Records with drawing code:
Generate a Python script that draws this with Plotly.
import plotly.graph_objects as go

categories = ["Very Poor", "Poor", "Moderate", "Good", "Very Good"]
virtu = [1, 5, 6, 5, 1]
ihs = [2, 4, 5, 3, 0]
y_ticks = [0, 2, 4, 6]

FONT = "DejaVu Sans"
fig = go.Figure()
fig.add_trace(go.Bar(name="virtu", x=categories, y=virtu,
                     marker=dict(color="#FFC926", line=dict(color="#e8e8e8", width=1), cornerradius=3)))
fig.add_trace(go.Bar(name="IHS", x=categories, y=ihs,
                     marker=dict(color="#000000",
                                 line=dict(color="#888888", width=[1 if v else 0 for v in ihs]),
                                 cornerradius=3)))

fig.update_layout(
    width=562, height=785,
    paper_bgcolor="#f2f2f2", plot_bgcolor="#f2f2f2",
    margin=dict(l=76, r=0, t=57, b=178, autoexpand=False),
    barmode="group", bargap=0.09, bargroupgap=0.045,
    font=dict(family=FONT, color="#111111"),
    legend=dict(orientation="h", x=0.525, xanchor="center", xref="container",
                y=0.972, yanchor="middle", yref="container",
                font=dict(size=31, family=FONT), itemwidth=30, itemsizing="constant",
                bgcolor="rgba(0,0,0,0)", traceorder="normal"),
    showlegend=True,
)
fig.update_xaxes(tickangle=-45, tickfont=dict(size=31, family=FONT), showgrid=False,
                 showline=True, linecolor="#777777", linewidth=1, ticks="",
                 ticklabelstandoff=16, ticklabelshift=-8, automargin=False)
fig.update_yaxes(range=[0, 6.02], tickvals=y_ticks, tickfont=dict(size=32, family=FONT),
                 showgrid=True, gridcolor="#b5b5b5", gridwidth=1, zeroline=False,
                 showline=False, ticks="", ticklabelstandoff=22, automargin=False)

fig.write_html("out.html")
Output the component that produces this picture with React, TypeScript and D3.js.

STATED TASK: Extract all the material, leaving every line as it is.

RESULT OF THE TASK:
Generate a Python script that draws this with Plotly.
import plotly.graph_objects as go

categories = ["Very Poor", "Poor", "Moderate", "Good", "Very Good"]
virtu = [1, 5, 6, 5, 1]
ihs = [2, 4, 5, 3, 0]
y_ticks = [0, 2, 4, 6]

FONT = "DejaVu Sans"
fig = go.Figure()
fig.add_trace(go.Bar(name="virtu", x=categories, y=virtu,
                     marker=dict(color="#FFC926", line=dict(color="#e8e8e8", width=1), cornerradius=3)))
fig.add_trace(go.Bar(name="IHS", x=categories, y=ihs,
                     marker=dict(color="#000000",
                                 line=dict(color="#888888", width=[1 if v else 0 for v in ihs]),
                                 cornerradius=3)))

fig.update_layout(
    width=562, height=785,
    paper_bgcolor="#f2f2f2", plot_bgcolor="#f2f2f2",
    margin=dict(l=76, r=0, t=57, b=178, autoexpand=False),
    barmode="group", bargap=0.09, bargroupgap=0.045,
    font=dict(family=FONT, color="#111111"),
    legend=dict(orientation="h", x=0.525, xanchor="center", xref="container",
                y=0.972, yanchor="middle", yref="container",
                font=dict(size=31, family=FONT), itemwidth=30, itemsizing="constant",
                bgcolor="rgba(0,0,0,0)", traceorder="normal"),
    showlegend=True,
)
fig.update_xaxes(tickangle=-45, tickfont=dict(size=31, family=FONT), showgrid=False,
                 showline=True, linecolor="#777777", linewidth=1, ticks="",
                 ticklabelstandoff=16, ticklabelshift=-8, automargin=False)
fig.update_yaxes(range=[0, 6.02], tickvals=y_ticks, tickfont=dict(size=32, family=FONT),
                 showgrid=True, gridcolor="#b5b5b5", gridwidth=1, zeroline=False,
                 showline=False, ticks="", ticklabelstandoff=22, automargin=False)

fig.write_html("out.html")
Output the component that produces this picture with React, TypeScript and D3.js.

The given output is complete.